By the way, once you get past the first two primes 2, 3, you only need to test the number just before, and just after, each multiple of 6. That allows you to skip testing 2 out of 3 potential candidate primes instead of just 1 out of 2 (the even numbers).
(This is not the sieve of Eratosthenes either.)
def primes():
yield 2
yield 3
i = 6
while True: # Run forever.
a = i - 1
b = i + 1
if isprime(a): yield a
if isprime(b): yield b
i += 6
There are more complex wheel arrangements that can skip even more.
I recommend you read the Wikipedia article you linked to and look carefully at the animation. In my opinion, the animation could be improved, but it gives an idea of the process.
There is a version of Euler’s sieve popular in Haskell circles, where it is often wrongly described a the sieve of Eratosthenes.
primes = sieve [2..]
sieve (p : xs) = p : sieve [x | x <- xs, x `mod` p > 0]
That is delightfully concise, but hugely inefficient. Asymptotic behaviour is worse than trial division.
A Python version might be:
def sieve():
# Very slow, very inefficient version of Euler's sieve.
nums = itertools.count(2)
while True:
prime = next(nums)
yield prime
nums = filter(lambda v, p=prime: (v % p) != 0, nums)
I don’t know if it is possible to write an efficient Euler’s sieve version.

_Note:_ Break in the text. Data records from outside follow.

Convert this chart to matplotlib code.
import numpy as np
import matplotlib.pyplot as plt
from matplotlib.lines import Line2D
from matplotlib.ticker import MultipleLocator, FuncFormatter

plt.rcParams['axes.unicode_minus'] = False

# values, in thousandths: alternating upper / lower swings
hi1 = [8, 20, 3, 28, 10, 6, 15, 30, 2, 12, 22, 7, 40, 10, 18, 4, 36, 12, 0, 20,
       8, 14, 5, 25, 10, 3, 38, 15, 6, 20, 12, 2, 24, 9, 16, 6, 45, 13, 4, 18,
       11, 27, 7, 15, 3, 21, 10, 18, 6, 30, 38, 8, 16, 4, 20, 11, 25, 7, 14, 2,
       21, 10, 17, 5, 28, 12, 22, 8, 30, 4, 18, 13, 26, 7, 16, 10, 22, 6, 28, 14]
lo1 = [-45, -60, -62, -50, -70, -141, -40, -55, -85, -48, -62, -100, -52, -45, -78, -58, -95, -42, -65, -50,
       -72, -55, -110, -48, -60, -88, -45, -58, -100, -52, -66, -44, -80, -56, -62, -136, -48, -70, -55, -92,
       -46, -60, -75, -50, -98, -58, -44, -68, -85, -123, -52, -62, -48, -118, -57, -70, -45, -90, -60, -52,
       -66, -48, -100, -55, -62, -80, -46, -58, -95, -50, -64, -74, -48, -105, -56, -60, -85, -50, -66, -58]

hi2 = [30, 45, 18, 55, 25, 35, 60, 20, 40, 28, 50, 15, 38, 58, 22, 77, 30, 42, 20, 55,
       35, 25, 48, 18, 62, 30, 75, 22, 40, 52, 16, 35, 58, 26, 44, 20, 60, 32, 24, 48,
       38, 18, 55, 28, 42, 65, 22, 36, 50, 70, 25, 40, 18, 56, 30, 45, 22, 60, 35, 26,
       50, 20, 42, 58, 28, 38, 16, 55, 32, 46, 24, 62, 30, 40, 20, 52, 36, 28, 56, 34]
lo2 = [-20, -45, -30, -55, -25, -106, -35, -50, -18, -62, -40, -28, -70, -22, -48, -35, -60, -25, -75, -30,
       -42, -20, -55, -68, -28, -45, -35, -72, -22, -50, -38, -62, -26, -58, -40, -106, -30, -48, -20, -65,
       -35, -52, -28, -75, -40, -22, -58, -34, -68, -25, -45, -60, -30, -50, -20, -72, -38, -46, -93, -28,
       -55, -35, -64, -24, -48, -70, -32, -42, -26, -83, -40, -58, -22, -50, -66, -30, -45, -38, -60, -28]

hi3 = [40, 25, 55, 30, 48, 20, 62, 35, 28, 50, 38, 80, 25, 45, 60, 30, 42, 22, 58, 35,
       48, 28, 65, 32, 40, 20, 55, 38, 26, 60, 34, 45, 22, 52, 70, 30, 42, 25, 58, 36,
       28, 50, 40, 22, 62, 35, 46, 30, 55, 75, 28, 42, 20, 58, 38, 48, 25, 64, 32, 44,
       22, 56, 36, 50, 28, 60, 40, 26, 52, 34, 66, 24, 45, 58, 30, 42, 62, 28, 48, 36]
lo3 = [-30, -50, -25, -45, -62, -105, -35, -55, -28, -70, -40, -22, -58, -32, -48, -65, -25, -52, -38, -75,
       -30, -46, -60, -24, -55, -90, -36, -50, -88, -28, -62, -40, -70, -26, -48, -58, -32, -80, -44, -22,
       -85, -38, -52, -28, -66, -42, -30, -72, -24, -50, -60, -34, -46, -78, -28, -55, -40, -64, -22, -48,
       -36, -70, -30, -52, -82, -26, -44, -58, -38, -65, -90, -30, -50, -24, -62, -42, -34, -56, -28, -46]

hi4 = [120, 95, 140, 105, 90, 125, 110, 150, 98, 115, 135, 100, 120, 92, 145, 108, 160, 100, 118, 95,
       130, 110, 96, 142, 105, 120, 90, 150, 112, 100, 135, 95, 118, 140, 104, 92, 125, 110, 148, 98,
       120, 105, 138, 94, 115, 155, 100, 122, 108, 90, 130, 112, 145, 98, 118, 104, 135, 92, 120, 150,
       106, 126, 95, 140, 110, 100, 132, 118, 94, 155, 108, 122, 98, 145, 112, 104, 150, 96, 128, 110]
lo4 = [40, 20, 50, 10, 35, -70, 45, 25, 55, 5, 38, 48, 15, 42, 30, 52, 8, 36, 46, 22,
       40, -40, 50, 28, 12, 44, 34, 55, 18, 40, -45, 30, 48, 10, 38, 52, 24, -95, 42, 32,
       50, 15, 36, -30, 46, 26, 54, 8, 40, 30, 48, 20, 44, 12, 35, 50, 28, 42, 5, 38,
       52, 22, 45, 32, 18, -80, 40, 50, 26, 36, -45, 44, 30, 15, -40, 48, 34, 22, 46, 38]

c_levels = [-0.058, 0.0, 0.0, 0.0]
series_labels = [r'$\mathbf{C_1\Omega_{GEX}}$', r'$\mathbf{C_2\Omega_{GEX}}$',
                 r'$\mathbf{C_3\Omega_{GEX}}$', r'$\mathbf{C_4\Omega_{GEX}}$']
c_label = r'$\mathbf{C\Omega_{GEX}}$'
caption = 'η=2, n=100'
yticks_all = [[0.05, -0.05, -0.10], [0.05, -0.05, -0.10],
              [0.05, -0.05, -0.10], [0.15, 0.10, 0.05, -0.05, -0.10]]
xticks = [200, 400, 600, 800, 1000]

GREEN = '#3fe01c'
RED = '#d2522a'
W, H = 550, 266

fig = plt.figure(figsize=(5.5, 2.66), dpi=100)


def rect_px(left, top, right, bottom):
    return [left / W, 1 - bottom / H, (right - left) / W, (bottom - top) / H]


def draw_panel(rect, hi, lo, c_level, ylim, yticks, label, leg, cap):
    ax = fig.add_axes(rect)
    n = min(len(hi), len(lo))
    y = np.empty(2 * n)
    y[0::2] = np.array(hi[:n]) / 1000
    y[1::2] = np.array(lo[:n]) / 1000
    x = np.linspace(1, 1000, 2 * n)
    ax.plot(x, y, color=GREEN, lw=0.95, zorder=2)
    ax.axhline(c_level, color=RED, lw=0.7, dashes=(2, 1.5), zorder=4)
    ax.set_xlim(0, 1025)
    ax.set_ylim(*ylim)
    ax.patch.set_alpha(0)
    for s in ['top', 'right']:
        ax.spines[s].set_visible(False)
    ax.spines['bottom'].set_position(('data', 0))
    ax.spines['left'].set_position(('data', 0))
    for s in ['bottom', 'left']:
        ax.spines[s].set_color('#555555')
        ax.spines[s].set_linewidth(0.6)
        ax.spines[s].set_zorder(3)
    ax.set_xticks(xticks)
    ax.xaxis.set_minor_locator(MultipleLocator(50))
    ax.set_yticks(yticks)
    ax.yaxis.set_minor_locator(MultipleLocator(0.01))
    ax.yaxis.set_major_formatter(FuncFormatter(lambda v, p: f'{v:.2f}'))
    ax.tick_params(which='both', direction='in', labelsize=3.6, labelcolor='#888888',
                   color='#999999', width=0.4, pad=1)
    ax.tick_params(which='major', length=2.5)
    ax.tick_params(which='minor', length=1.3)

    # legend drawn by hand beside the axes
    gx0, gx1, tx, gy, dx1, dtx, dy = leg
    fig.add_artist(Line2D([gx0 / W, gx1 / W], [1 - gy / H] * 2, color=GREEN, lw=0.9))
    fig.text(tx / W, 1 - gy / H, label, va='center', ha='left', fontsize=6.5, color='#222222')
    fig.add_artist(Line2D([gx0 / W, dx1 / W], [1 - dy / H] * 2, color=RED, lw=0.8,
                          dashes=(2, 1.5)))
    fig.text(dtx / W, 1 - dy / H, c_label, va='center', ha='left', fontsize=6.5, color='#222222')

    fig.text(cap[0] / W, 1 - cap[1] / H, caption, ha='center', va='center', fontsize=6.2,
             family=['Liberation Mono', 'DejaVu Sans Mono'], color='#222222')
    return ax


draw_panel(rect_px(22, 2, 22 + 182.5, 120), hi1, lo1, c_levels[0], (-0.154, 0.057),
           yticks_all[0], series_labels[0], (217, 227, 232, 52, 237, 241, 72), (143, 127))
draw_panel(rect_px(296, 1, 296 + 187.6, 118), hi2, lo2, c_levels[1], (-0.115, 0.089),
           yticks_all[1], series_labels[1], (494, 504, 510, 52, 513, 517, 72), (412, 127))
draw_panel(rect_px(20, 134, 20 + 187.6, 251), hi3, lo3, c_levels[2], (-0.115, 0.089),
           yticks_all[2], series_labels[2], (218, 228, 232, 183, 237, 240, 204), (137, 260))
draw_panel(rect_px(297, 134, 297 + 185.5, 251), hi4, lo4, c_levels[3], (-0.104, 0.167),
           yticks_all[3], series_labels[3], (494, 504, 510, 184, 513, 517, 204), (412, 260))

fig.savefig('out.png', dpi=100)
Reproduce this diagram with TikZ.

In my own limited testing, the fastest method I found to produce smallish primes was this version of the Croft Spiral.
def croft():
# Implementation is based on erat3 from here:
# http://stackoverflow.com/q/2211990
# and this website:
# http://www.primesdemystified.com/
# Memory usage increases roughly linearly with the number of primes seen.
# dict ``roots`` stores an entry p**2:p for every prime p.
for p in (2, 3, 5):
yield p
roots = {9: 3, 25: 5} # Map d**2 -> d.
primeroots = frozenset((1, 7, 11, 13, 17, 19, 23, 29))
selectors = (1, 0, 1, 1, 0, 1, 1, 0, 1, 0, 0, 1, 1, 0, 0)
for q in itertools.compress(
# Iterate over prime candidates 7, 9, 11, 13, ...
itertools.islice(itertools.count(7), 0, None, 2),
# Mask out those that can't possibly be prime.
itertools.cycle(selectors)
):
# Using dict membership testing instead of pop gives a
# 5-10% speedup over the first three million primes.
if q in roots:
p = roots[q]
del roots[q]
x = q + 2*p
while x in roots or (x % 30) not in primeroots:
x += 2*p
roots[x] = p
else:
roots[q*q] = q
yield q
At some point, once you hit truly enormous candidates, it becomes impractical to store all the previously seen primes in order to perform trial division. At that point I guess the only practical method is to swap to a probabilistic method such as Miller-Rabin.
If Tim Peters were around, he would probably argue in favour of just using Miller-Rabin (augmented by a couple of trial division tests on the small primes to weed out obvious composites) for everything. But where’s the fun in that?